The humble artichoke is fast becoming one of my favorite plants to grow in the garden.  I love how quickly it grows, filling in empty spots.  Also, because it is a perennial plant it has tremendous staying power!  Artichokes do not have to be hidden away in the backyard vegetable garden.  They look beautiful, up front, as  border plants,  or even as specimen plants in a mixed garden bed.  If  you have fruit trees (especially plums), they work wonderfully well as a part of a permaculture planting guild when planted around the base of the trees.  As the big leaves die and shed, they make a wonderful mulch and, later, composting material for the trees.  And let’s not forget the fine flavored, tasty treats these beauties provide!  At our homestead, we love to eat them steamed and drizzled with a bit of melted butter mixed with fresh chopped garlic, chives, and lemon juice (Now that we’re eating more healthy, I need to find a  replacement for the fat in the recipe — any suggestions?).

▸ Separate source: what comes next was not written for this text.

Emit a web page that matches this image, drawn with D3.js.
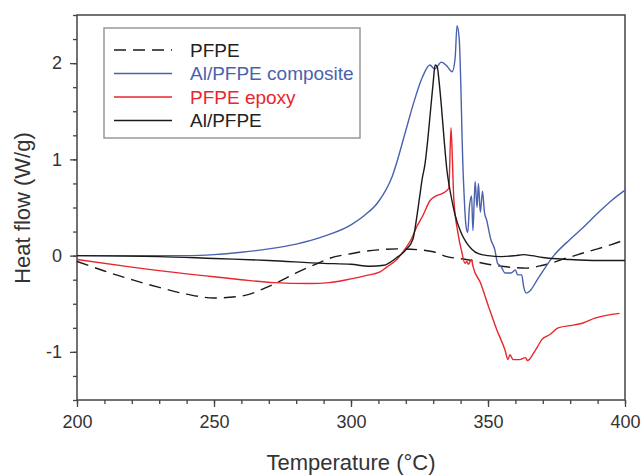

The month of May is perfect, here in the Central Valley of California, for starting artichoke seedlings indoors to plant out in July.   It’s amazing to me that, for just a few dollars, you can produce hundreds of seedlings to plant out all over your gardens, or share with family and friends. Once again, my favorite source for purchasing heirloom, open-pollinated, non-GMO seeds is Baker Creek Heirloom Seeds.  They have a nice selection of artichokes — my favorites are the Green Globe and Purple of Romagna.

Artichokes, I think, provide one of the greatest bangs for your buck in the garden by providing you with permanent beauty,  an fresh source of nutritious food (artichokes are high in fiber, and vitamin C), and a rich source of mulching/composting material for the rest of the garden. They are great multi-taskers!

Are you growing artichokes in your garden?  If so, where are some other “non-traditional” areas that you might grow them?  If not, why not purchase a pack of seeds and get started growing some today!